**Supplied material**
▼
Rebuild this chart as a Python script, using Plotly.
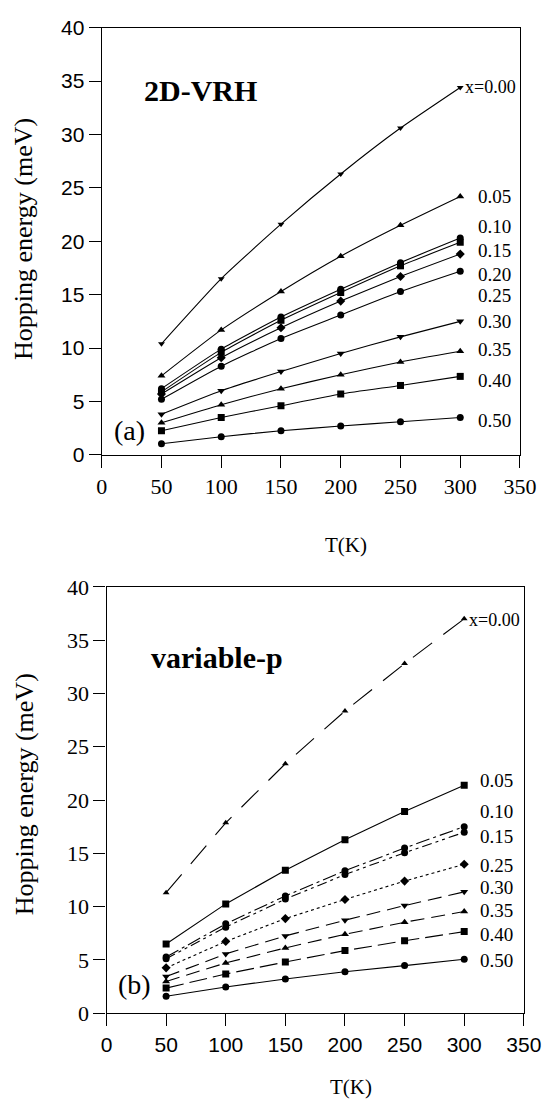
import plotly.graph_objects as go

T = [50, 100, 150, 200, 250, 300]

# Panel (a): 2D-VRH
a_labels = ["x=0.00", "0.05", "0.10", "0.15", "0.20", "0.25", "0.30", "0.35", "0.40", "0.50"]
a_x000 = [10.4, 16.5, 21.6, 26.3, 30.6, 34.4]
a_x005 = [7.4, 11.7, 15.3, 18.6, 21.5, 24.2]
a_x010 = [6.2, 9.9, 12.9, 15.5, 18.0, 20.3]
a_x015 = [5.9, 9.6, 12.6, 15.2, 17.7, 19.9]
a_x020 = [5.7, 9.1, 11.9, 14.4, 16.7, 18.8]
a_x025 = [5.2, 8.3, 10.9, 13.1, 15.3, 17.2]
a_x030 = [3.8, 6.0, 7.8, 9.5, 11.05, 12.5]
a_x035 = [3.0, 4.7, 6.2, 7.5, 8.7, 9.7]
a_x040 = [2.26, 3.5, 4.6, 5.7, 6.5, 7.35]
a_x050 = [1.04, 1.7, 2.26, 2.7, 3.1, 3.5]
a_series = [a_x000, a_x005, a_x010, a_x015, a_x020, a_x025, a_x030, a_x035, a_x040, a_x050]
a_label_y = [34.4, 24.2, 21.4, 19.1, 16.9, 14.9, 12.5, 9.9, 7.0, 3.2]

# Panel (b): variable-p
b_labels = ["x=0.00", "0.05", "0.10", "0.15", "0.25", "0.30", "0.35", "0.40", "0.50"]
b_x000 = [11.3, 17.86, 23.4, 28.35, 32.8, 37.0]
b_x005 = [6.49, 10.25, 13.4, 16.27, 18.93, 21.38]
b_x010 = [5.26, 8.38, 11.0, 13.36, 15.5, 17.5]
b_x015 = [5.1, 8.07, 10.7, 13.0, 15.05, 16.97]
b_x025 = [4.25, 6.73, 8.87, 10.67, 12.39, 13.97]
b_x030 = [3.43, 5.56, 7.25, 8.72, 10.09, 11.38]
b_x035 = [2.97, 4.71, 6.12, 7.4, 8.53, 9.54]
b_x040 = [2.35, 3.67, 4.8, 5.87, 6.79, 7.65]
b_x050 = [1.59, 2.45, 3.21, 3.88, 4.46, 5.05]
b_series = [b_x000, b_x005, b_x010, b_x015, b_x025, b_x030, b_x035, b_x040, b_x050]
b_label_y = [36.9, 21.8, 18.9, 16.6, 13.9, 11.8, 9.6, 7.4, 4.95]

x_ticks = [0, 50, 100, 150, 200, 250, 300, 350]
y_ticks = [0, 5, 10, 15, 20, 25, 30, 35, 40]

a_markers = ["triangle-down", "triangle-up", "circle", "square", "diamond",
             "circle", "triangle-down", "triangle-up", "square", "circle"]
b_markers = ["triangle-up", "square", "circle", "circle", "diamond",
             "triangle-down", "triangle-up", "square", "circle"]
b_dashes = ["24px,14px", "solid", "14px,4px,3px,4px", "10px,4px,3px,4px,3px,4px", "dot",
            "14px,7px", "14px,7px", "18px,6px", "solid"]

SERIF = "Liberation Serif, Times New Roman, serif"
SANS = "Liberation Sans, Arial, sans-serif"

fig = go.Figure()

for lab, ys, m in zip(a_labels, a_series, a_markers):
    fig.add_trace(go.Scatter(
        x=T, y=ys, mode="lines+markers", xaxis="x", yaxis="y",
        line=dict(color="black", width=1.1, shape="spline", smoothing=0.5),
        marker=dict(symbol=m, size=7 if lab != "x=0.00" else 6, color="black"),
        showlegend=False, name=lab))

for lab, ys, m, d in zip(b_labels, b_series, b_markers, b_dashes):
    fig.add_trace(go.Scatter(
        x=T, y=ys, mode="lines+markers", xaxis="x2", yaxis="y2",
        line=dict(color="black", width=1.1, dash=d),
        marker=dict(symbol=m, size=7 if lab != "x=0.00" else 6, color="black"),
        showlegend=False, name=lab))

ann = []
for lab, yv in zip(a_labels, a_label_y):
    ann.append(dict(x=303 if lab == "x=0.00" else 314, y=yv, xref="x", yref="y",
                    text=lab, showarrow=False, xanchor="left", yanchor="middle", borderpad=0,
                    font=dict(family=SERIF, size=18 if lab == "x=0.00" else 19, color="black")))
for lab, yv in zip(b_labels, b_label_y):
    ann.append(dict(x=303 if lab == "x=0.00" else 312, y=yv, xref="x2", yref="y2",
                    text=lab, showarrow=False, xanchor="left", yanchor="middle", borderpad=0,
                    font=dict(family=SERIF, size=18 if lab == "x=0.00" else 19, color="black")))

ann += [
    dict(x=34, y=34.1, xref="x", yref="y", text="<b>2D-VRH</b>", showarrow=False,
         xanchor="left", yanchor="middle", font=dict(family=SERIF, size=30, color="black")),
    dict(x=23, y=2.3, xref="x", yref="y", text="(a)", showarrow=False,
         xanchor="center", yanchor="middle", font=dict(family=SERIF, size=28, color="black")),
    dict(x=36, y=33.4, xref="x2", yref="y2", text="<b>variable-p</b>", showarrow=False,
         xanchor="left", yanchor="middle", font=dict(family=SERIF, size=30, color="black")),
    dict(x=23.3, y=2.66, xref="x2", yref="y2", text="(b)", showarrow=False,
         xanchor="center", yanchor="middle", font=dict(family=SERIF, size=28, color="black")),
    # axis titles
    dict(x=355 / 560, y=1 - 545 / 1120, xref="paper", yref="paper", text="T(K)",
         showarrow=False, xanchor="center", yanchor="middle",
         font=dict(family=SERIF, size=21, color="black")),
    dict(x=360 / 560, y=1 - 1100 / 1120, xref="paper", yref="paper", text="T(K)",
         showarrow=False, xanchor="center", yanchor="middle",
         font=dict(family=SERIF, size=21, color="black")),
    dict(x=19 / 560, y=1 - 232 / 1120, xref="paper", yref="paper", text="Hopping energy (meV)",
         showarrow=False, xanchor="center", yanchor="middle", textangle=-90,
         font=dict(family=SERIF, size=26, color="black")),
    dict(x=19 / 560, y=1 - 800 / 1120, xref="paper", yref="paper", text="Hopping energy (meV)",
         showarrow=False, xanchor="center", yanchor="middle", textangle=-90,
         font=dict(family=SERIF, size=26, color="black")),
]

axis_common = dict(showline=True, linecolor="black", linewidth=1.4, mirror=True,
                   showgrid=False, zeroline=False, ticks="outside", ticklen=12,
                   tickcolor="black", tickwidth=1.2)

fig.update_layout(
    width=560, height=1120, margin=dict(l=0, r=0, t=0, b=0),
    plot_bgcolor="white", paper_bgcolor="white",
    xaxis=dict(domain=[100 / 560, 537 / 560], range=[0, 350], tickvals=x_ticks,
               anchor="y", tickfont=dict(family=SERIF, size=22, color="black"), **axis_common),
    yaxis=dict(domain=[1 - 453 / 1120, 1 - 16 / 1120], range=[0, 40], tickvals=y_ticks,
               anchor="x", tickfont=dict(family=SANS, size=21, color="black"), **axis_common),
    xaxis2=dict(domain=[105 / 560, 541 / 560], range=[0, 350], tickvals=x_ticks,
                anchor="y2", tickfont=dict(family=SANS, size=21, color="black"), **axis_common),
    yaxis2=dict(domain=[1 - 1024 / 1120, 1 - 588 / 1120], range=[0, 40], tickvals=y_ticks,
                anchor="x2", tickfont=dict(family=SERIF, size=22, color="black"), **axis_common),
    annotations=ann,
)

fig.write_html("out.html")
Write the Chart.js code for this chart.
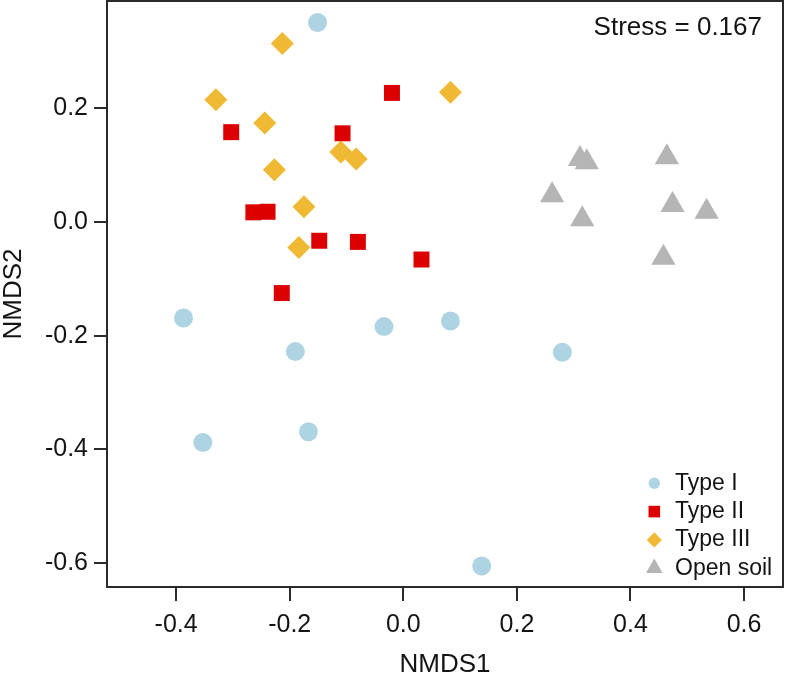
▲
**Brief**
Copy out all of the data word for word. Do not carry over any picture.

**Answer in full**
Rebuild this chart as a Python script, using Plotly.
import plotly.graph_objects as go

T = [50, 100, 150, 200, 250, 300]

# Panel (a): 2D-VRH
a_labels = ["x=0.00", "0.05", "0.10", "0.15", "0.20", "0.25", "0.30", "0.35", "0.40", "0.50"]
a_x000 = [10.4, 16.5, 21.6, 26.3, 30.6, 34.4]
a_x005 = [7.4, 11.7, 15.3, 18.6, 21.5, 24.2]
a_x010 = [6.2, 9.9, 12.9, 15.5, 18.0, 20.3]
a_x015 = [5.9, 9.6, 12.6, 15.2, 17.7, 19.9]
a_x020 = [5.7, 9.1, 11.9, 14.4, 16.7, 18.8]
a_x025 = [5.2, 8.3, 10.9, 13.1, 15.3, 17.2]
a_x030 = [3.8, 6.0, 7.8, 9.5, 11.05, 12.5]
a_x035 = [3.0, 4.7, 6.2, 7.5, 8.7, 9.7]
a_x040 = [2.26, 3.5, 4.6, 5.7, 6.5, 7.35]
a_x050 = [1.04, 1.7, 2.26, 2.7, 3.1, 3.5]
a_series = [a_x000, a_x005, a_x010, a_x015, a_x020, a_x025, a_x030, a_x035, a_x040, a_x050]
a_label_y = [34.4, 24.2, 21.4, 19.1, 16.9, 14.9, 12.5, 9.9, 7.0, 3.2]

# Panel (b): variable-p
b_labels = ["x=0.00", "0.05", "0.10", "0.15", "0.25", "0.30", "0.35", "0.40", "0.50"]
b_x000 = [11.3, 17.86, 23.4, 28.35, 32.8, 37.0]
b_x005 = [6.49, 10.25, 13.4, 16.27, 18.93, 21.38]
b_x010 = [5.26, 8.38, 11.0, 13.36, 15.5, 17.5]
b_x015 = [5.1, 8.07, 10.7, 13.0, 15.05, 16.97]
b_x025 = [4.25, 6.73, 8.87, 10.67, 12.39, 13.97]
b_x030 = [3.43, 5.56, 7.25, 8.72, 10.09, 11.38]
b_x035 = [2.97, 4.71, 6.12, 7.4, 8.53, 9.54]
b_x040 = [2.35, 3.67, 4.8, 5.87, 6.79, 7.65]
b_x050 = [1.59, 2.45, 3.21, 3.88, 4.46, 5.05]
b_series = [b_x000, b_x005, b_x010, b_x015, b_x025, b_x030, b_x035, b_x040, b_x050]
b_label_y = [36.9, 21.8, 18.9, 16.6, 13.9, 11.8, 9.6, 7.4, 4.95]

x_ticks = [0, 50, 100, 150, 200, 250, 300, 350]
y_ticks = [0, 5, 10, 15, 20, 25, 30, 35, 40]

a_markers = ["triangle-down", "triangle-up", "circle", "square", "diamond",
             "circle", "triangle-down", "triangle-up", "square", "circle"]
b_markers = ["triangle-up", "square", "circle", "circle", "diamond",
             "triangle-down", "triangle-up", "square", "circle"]
b_dashes = ["24px,14px", "solid", "14px,4px,3px,4px", "10px,4px,3px,4px,3px,4px", "dot",
            "14px,7px", "14px,7px", "18px,6px", "solid"]

SERIF = "Liberation Serif, Times New Roman, serif"
SANS = "Liberation Sans, Arial, sans-serif"

fig = go.Figure()

for lab, ys, m in zip(a_labels, a_series, a_markers):
    fig.add_trace(go.Scatter(
        x=T, y=ys, mode="lines+markers", xaxis="x", yaxis="y",
        line=dict(color="black", width=1.1, shape="spline", smoothing=0.5),
        marker=dict(symbol=m, size=7 if lab != "x=0.00" else 6, color="black"),
        showlegend=False, name=lab))

for lab, ys, m, d in zip(b_labels, b_series, b_markers, b_dashes):
    fig.add_trace(go.Scatter(
        x=T, y=ys, mode="lines+markers", xaxis="x2", yaxis="y2",
        line=dict(color="black", width=1.1, dash=d),
        marker=dict(symbol=m, size=7 if lab != "x=0.00" else 6, color="black"),
        showlegend=False, name=lab))

ann = []
for lab, yv in zip(a_labels, a_label_y):
    ann.append(dict(x=303 if lab == "x=0.00" else 314, y=yv, xref="x", yref="y",
                    text=lab, showarrow=False, xanchor="left", yanchor="middle", borderpad=0,
                    font=dict(family=SERIF, size=18 if lab == "x=0.00" else 19, color="black")))
for lab, yv in zip(b_labels, b_label_y):
    ann.append(dict(x=303 if lab == "x=0.00" else 312, y=yv, xref="x2", yref="y2",
                    text=lab, showarrow=False, xanchor="left", yanchor="middle", borderpad=0,
                    font=dict(family=SERIF, size=18 if lab == "x=0.00" else 19, color="black")))

ann += [
    dict(x=34, y=34.1, xref="x", yref="y", text="<b>2D-VRH</b>", showarrow=False,
         xanchor="left", yanchor="middle", font=dict(family=SERIF, size=30, color="black")),
    dict(x=23, y=2.3, xref="x", yref="y", text="(a)", showarrow=False,
         xanchor="center", yanchor="middle", font=dict(family=SERIF, size=28, color="black")),
    dict(x=36, y=33.4, xref="x2", yref="y2", text="<b>variable-p</b>", showarrow=False,
         xanchor="left", yanchor="middle", font=dict(family=SERIF, size=30, color="black")),
    dict(x=23.3, y=2.66, xref="x2", yref="y2", text="(b)", showarrow=False,
         xanchor="center", yanchor="middle", font=dict(family=SERIF, size=28, color="black")),
    # axis titles
    dict(x=355 / 560, y=1 - 545 / 1120, xref="paper", yref="paper", text="T(K)",
         showarrow=False, xanchor="center", yanchor="middle",
         font=dict(family=SERIF, size=21, color="black")),
    dict(x=360 / 560, y=1 - 1100 / 1120, xref="paper", yref="paper", text="T(K)",
         showarrow=False, xanchor="center", yanchor="middle",
         font=dict(family=SERIF, size=21, color="black")),
    dict(x=19 / 560, y=1 - 232 / 1120, xref="paper", yref="paper", text="Hopping energy (meV)",
         showarrow=False, xanchor="center", yanchor="middle", textangle=-90,
         font=dict(family=SERIF, size=26, color="black")),
    dict(x=19 / 560, y=1 - 800 / 1120, xref="paper", yref="paper", text="Hopping energy (meV)",
         showarrow=False, xanchor="center", yanchor="middle", textangle=-90,
         font=dict(family=SERIF, size=26, color="black")),
]

axis_common = dict(showline=True, linecolor="black", linewidth=1.4, mirror=True,
                   showgrid=False, zeroline=False, ticks="outside", ticklen=12,
                   tickcolor="black", tickwidth=1.2)

fig.update_layout(
    width=560, height=1120, margin=dict(l=0, r=0, t=0, b=0),
    plot_bgcolor="white", paper_bgcolor="white",
    xaxis=dict(domain=[100 / 560, 537 / 560], range=[0, 350], tickvals=x_ticks,
               anchor="y", tickfont=dict(family=SERIF, size=22, color="black"), **axis_common),
    yaxis=dict(domain=[1 - 453 / 1120, 1 - 16 / 1120], range=[0, 40], tickvals=y_ticks,
               anchor="x", tickfont=dict(family=SANS, size=21, color="black"), **axis_common),
    xaxis2=dict(domain=[105 / 560, 541 / 560], range=[0, 350], tickvals=x_ticks,
                anchor="y2", tickfont=dict(family=SANS, size=21, color="black"), **axis_common),
    yaxis2=dict(domain=[1 - 1024 / 1120, 1 - 588 / 1120], range=[0, 40], tickvals=y_ticks,
                anchor="x2", tickfont=dict(family=SERIF, size=22, color="black"), **axis_common),
    annotations=ann,
)

fig.write_html("out.html")
Write the Chart.js code for this chart.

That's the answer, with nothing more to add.